4. Anfechtungsklage verbunden mit einem Verpflichtungsantrag
Beispiel: Der gehbehinderte Wohnungseigentümer A beantragt in der Eigentümerversammlung, ihm den Einbau eines Treppenliftes im Treppenhaus zu genehmigen. Der Antrag wird abgelehnt. A ficht den Negativbeschluss an und klagt auf Zustimmung.
Gemäß § 20 Abs. 2 Nr. 1 WEG n.F. kann jeder Wohnungseigentümer eine angemessene bauliche Veränderung verlangen, die dem Gebrauch durch Menschen mit Behinderung dient. Dieser neue Anspruch des A ist - aus den dargelegten Gründen - für die Anfechtung des Negativbeschlusses unbeachtlich.

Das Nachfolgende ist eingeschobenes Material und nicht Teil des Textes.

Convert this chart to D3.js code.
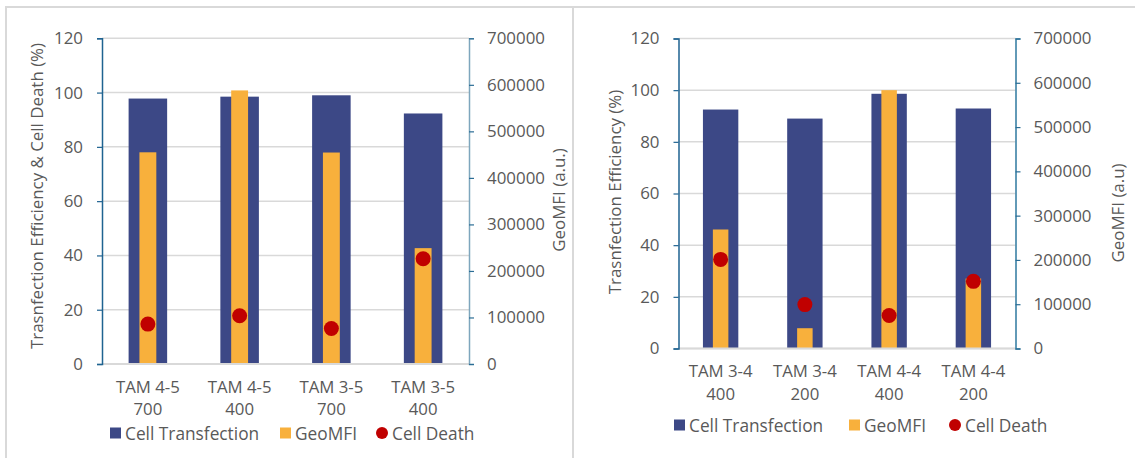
<!DOCTYPE html>
<html>
<head>
<meta charset="utf-8">
<script src="https://cdn.jsdelivr.net/npm/d3@7"></script>
<style>
  html, body { margin: 0; padding: 0; background: #fff; }
  svg { display: block; }
  text { font-family: "Open Sans", sans-serif; fill: #595959; }
</style>
</head>
<body>
<svg id="chart" width="1135" height="458"></svg>
<script>
// ---- Data ----
const leftCategories = [["TAM 4-5", "700"], ["TAM 4-5", "400"], ["TAM 3-5", "700"], ["TAM 3-5", "400"]];
const leftTransfection = [97.8, 98.5, 99.0, 92.3];
const leftGeoMFI = [455000, 588000, 454500, 249000];
const leftCellDeath = [14.7, 17.8, 13.1, 38.8];

const rightCategories = [["TAM 3-4", "400"], ["TAM 3-4", "200"], ["TAM 4-4", "400"], ["TAM 4-4", "200"]];
const rightTransfection = [92.5, 89.0, 98.6, 92.9];
const rightGeoMFI = [268700, 45800, 583300, 158000];
const rightCellDeath = [34.5, 17.0, 12.8, 26.0];

const leftTicks = [0, 20, 40, 60, 80, 100, 120];
const rightTicks = [0, 100000, 200000, 300000, 400000, 500000, 600000, 700000];
const legendLabels = ["Cell Transfection", "GeoMFI", "Cell Death"];

const COLORS = { blue: "#3C4886", orange: "#F8B03C", red: "#C00000", grid: "#D9D9D9" };
const FS = { tick: "16.9px", cat: "16.8px", title: "16.9px", legend: "17.3px" };

const svg = d3.select("#chart");

// panel borders
svg.append("rect").attr("x", 6).attr("y", 7).attr("width", 567).attr("height", 470)
  .attr("fill", "none").attr("stroke", "#D9D9D9").attr("stroke-width", 2);
svg.append("rect").attr("x", 573).attr("y", 7).attr("width", 580).attr("height", 470)
  .attr("fill", "none").attr("stroke", "#D9D9D9").attr("stroke-width", 2);

function drawChart(cfg) {
  const g = svg.append("g");
  const y = d3.scaleLinear().domain([0, 120]).range([cfg.bottom, cfg.top]);
  const y2 = d3.scaleLinear().domain([0, 700000]).range([cfg.bottom, cfg.top]);
  const x = d3.scaleBand().domain(d3.range(cfg.cats.length)).range([cfg.left, cfg.right]).padding(0);
  const bw = x.bandwidth();

  // gridlines
  g.append("g").selectAll("line").data(leftTicks).join("line")
    .attr("x1", cfg.left).attr("x2", cfg.right)
    .attr("y1", d => y(d)).attr("y2", d => y(d))
    .attr("stroke", COLORS.grid).attr("stroke-width", 1.5);

  // bars: transfection
  g.append("g").selectAll("rect").data(cfg.trans).join("rect")
    .attr("x", (d, i) => x(i) + bw / 2 - bw * 0.21)
    .attr("width", bw * 0.42)
    .attr("y", d => y(d)).attr("height", d => y(0) - y(d))
    .attr("fill", COLORS.blue);

  // bars: GeoMFI
  g.append("g").selectAll("rect").data(cfg.geo).join("rect")
    .attr("x", (d, i) => x(i) + bw / 2 - bw * 0.092)
    .attr("width", bw * 0.184)
    .attr("y", d => y2(d)).attr("height", d => y2(0) - y2(d))
    .attr("fill", COLORS.orange);

  // dots: cell death
  g.append("g").selectAll("circle").data(cfg.death).join("circle")
    .attr("cx", (d, i) => x(i) + bw / 2)
    .attr("cy", d => y(d)).attr("r", 7.5)
    .attr("fill", COLORS.red);

  // baseline
  g.append("line").attr("x1", cfg.left).attr("x2", cfg.right)
    .attr("y1", y(0)).attr("y2", y(0)).attr("stroke", COLORS.grid).attr("stroke-width", 2);

  // left axis
  const la = g.append("g").attr("transform", `translate(${cfg.left},0)`)
    .call(d3.axisLeft(y).tickValues(leftTicks).tickSize(5).tickPadding(14));
  la.select(".domain").attr("stroke", "#1F6391").attr("stroke-width", 1.5);
  la.selectAll(".tick line").attr("stroke", "#1F6391").attr("stroke-width", 1.2);
  la.selectAll("text").style("font-size", FS.tick).attr("fill", "#595959").style("font-family", "'Open Sans', sans-serif");

  // right axis
  const ra = g.append("g").attr("transform", `translate(${cfg.right},0)`)
    .call(d3.axisRight(y2).tickValues(rightTicks).tickSize(5).tickPadding(13).tickFormat(d3.format("d")));
  ra.select(".domain").attr("stroke", cfg.rightAxisColor).attr("stroke-width", 1.5);
  ra.selectAll(".tick line").attr("stroke", "#2B6D95").attr("stroke-width", 1.2);
  ra.selectAll("text").style("font-size", FS.tick).attr("fill", "#595959").style("font-family", "'Open Sans', sans-serif");

  // category labels
  const cl = g.append("g").selectAll("text").data(cfg.cats).join("text")
    .attr("text-anchor", "middle").style("font-size", FS.cat);
  cl.append("tspan").attr("x", (d, i) => x(i) + bw / 2).attr("y", y(0) + 28.5).text(d => d[0]);
  cl.append("tspan").attr("x", (d, i) => x(i) + bw / 2).attr("y", y(0) + 51).text(d => d[1]);

  // axis titles
  g.append("text").attr("transform", `translate(${cfg.ltX},${cfg.ltY}) rotate(-90)`)
    .attr("text-anchor", "middle").attr("dominant-baseline", "central")
    .style("font-size", FS.title).text(cfg.leftTitle);
  g.append("text").attr("transform", `translate(${cfg.rtX},${cfg.rtY}) rotate(-90)`)
    .attr("text-anchor", "middle").attr("dominant-baseline", "central")
    .style("font-size", FS.title).text(cfg.rightTitle);

  // legend
  const lg = g.append("g");
  const L = cfg.legend;
  lg.append("rect").attr("x", L[0]).attr("y", cfg.legY - 5.5).attr("width", 11).attr("height", 11).attr("fill", COLORS.blue);
  lg.append("text").attr("x", L[0] + 15).attr("y", cfg.legY).attr("dominant-baseline", "central").style("font-size", FS.legend).text(legendLabels[0]);
  lg.append("rect").attr("x", L[1]).attr("y", cfg.legY - 5.5).attr("width", 11).attr("height", 11).attr("fill", COLORS.orange);
  lg.append("text").attr("x", L[1] + 15).attr("y", cfg.legY).attr("dominant-baseline", "central").style("font-size", FS.legend).text(legendLabels[1]);
  lg.append("circle").attr("cx", L[2]).attr("cy", cfg.legY).attr("r", 6).attr("fill", COLORS.red);
  lg.append("text").attr("x", L[2] + 10).attr("y", cfg.legY).attr("dominant-baseline", "central").style("font-size", FS.legend).text(legendLabels[2]);
}

drawChart({
  cats: leftCategories, trans: leftTransfection, geo: leftGeoMFI, death: leftCellDeath,
  left: 102, right: 469, top: 38.3, bottom: 364,
  rightAxisColor: "#7EA6BD",
  leftTitle: "Trasnfection Efficiency & Cell Death (%)", ltX: 36, ltY: 196,
  rightTitle: "GeoMFI (a.u.)", rtX: 558, rtY: 200,
  legend: [110, 280, 382], legY: 433
});

drawChart({
  cats: rightCategories, trans: rightTransfection, geo: rightGeoMFI, death: rightCellDeath,
  left: 678.5, right: 1015.5, top: 38.5, bottom: 348.5,
  rightAxisColor: "#2F79A0",
  leftTitle: "Trasnfection Efficiency (%)", ltX: 614, ltY: 192,
  rightTitle: "GeoMFI (a.u)", rtX: 1117, rtY: 213,
  legend: [674, 849, 955], legY: 425
});
</script>
</body>
</html>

Auf die Klage auf Zustimmung, die nicht einer Rechtmäßigkeitskontrolle in der Vergangenheit dient, sondern auf die Zukunft bezogen ist, kommt die Neuregelung dagegen zur Anwendung, so dass A den geltend gemachten Anspruch besitzt. Zu beachten ist jedoch, dass über die Umsetzung einer solchen privilegierten Maßnahme die Wohnungseigentümer zu entscheiden haben (§ 20 Abs. 2 Satz 2 WEG n.F.) Der Antrag muss aber erneut in einer Eigentümerversammlung behandelt werden, damit die Wohnungseigentümer in Kenntnis der neuen Gesetzeslage ihr Ermessen ordnungsgemäß ausüben können. Geschieht dies nicht, scheitert der Antrag an mangelnder Vorbefassung.